How much this proposal is a divert maneuver, a proposal to ‘play to forget’, is debatable, as brass bands brought about significant cultural and social consequences: 

"The growth of brass bands in Victorian Britain (...) represents an important manifestation of change in popular music culture (...). It provides a prime example of the fusion of commercial and Philharmonic interests and attitudes; of art music and vernacular music practices; of technology and ‘art’; and as one of the dominant and emergent ideologies.(...) One of the achievements of the brass band movement is that it created what was probably the first mass engagement of working-class people in instrumental art music, not just in Britain, but possibly anywhere." [5]

Play a performance

In Northern Ireland, brass band culture is very strong on both sides of the conflicts, and many efforts have been made to join the communities through music-making.
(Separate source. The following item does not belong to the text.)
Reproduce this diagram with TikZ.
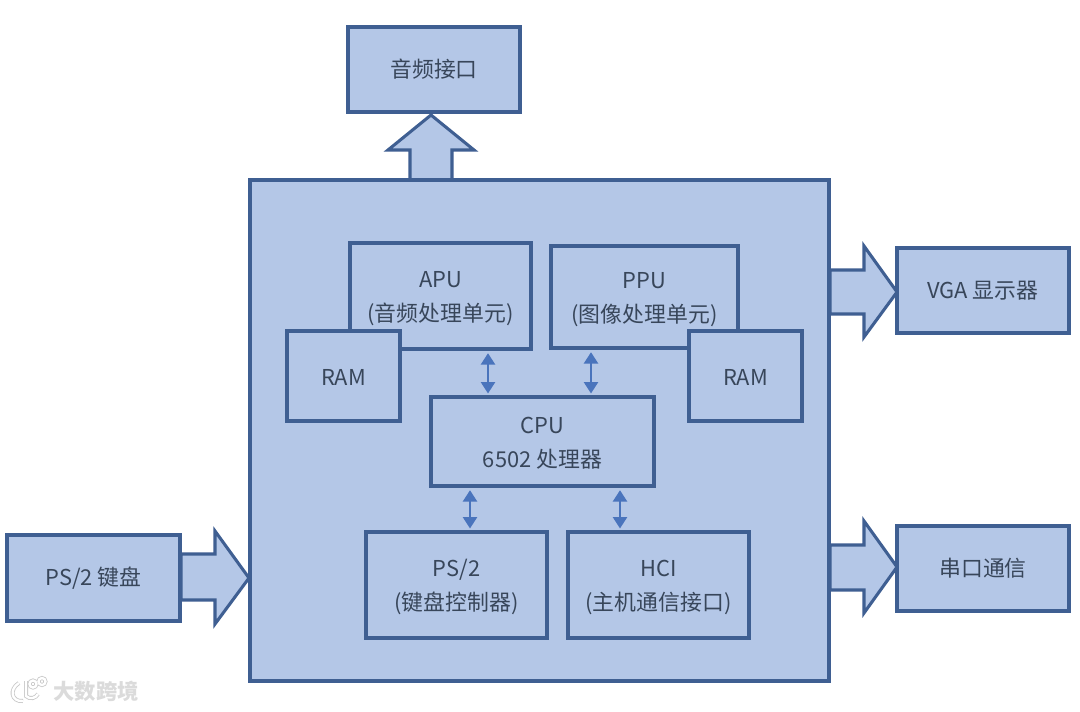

PLAY can be seen to underscore another ambivalent situation: bands can both mark the imposition of a sectarian identity and foster a renewed sense of community. 


The combination of these elements — a squash game and musical game — constitutes a single event, one performance. By understanding the relationship between these elements and the site where they happen, another layer is added to the game. 
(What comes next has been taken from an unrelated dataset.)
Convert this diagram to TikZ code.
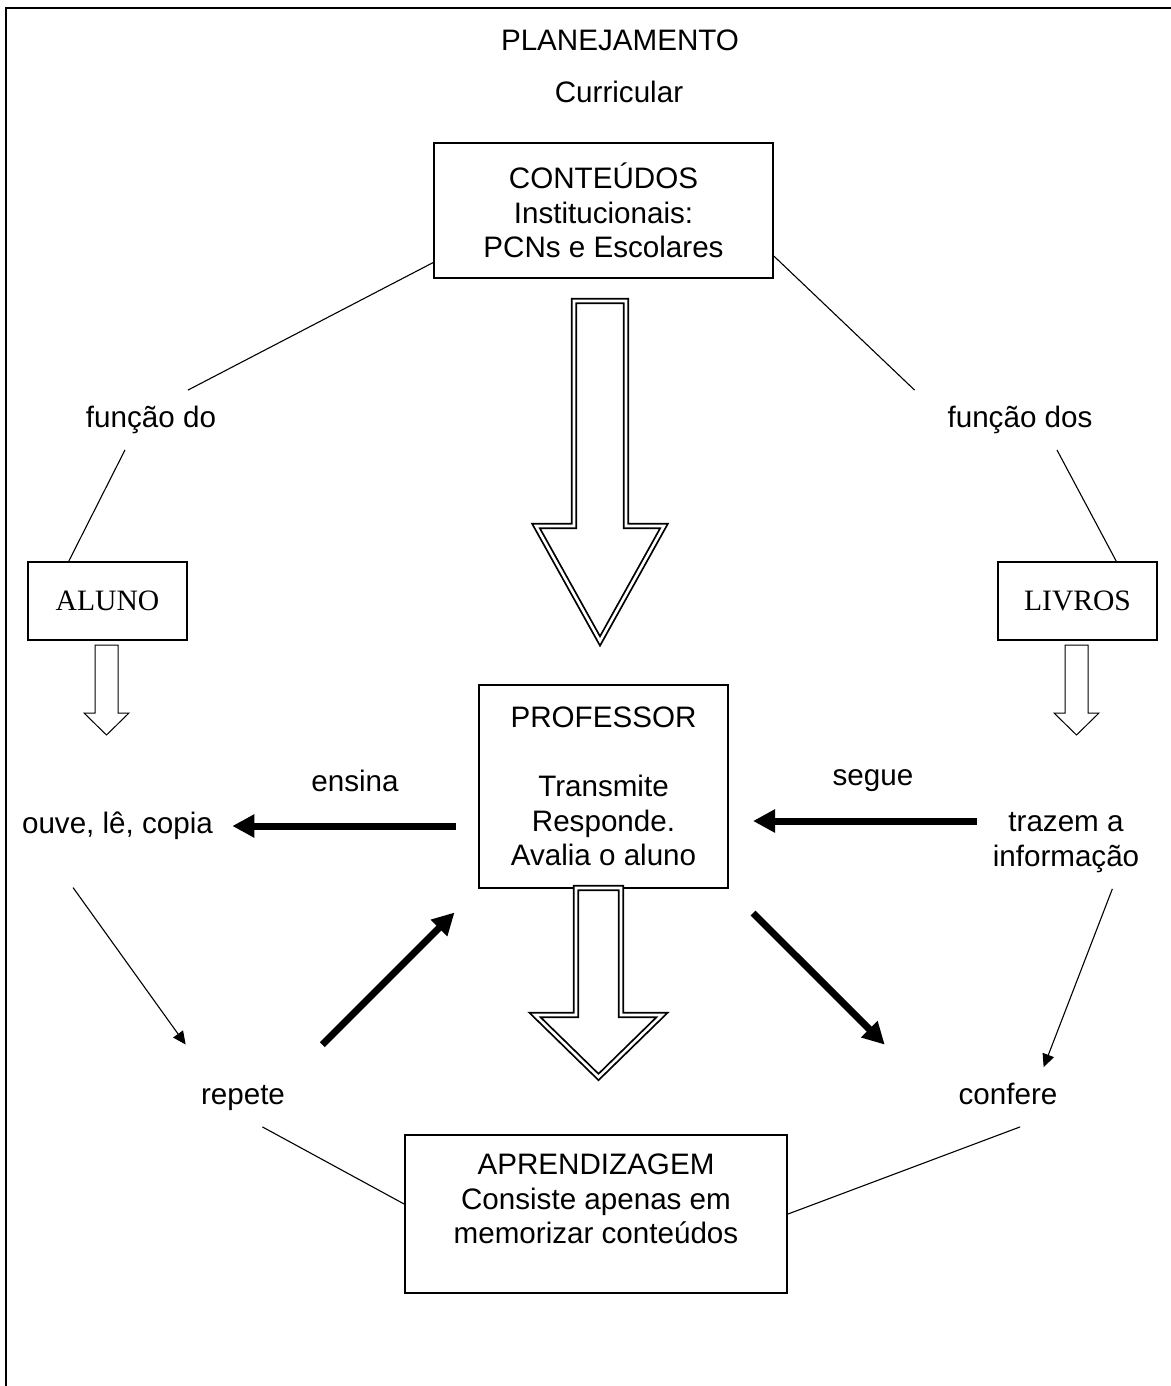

Thinking in terms of sound allowed a different understanding and use of the space, where the walls, as barriers, can be transcended. Following this line of thought, the walls are then traversed further, mediating other dimensions of the game: they can be obstacles or separations, but also links, windows to different spatial relations, or even temporal relations (through video projections). 


Music is played as a game and game as music. The performance articulates these ambivalent actions with the architectural configuration of the building. It is through the process of ‘playing’ architecture that PLAY begins a site-specific journey. 


Play architecture

Tschumi’s notion of architecture as event redefines it as being both the building and the action that takes place within it: ‘[A]rchitecture — its social relevance and form invention — cannot be dissociated from the events that "happen" in it’. [6] Thus architecture happens, it becomes temporal, ‘it ceases to be a backdrop for actions, becoming the action itself’. [7] It is constantly changing and being created by the things that happen in it, the things we perceive in it. 

Sound happens in time and is never fixed: it keeps changing, it keeps happening, and so it is constantly affecting architecture, the way we perceive it, the way it affects us, and the way it continues to happen.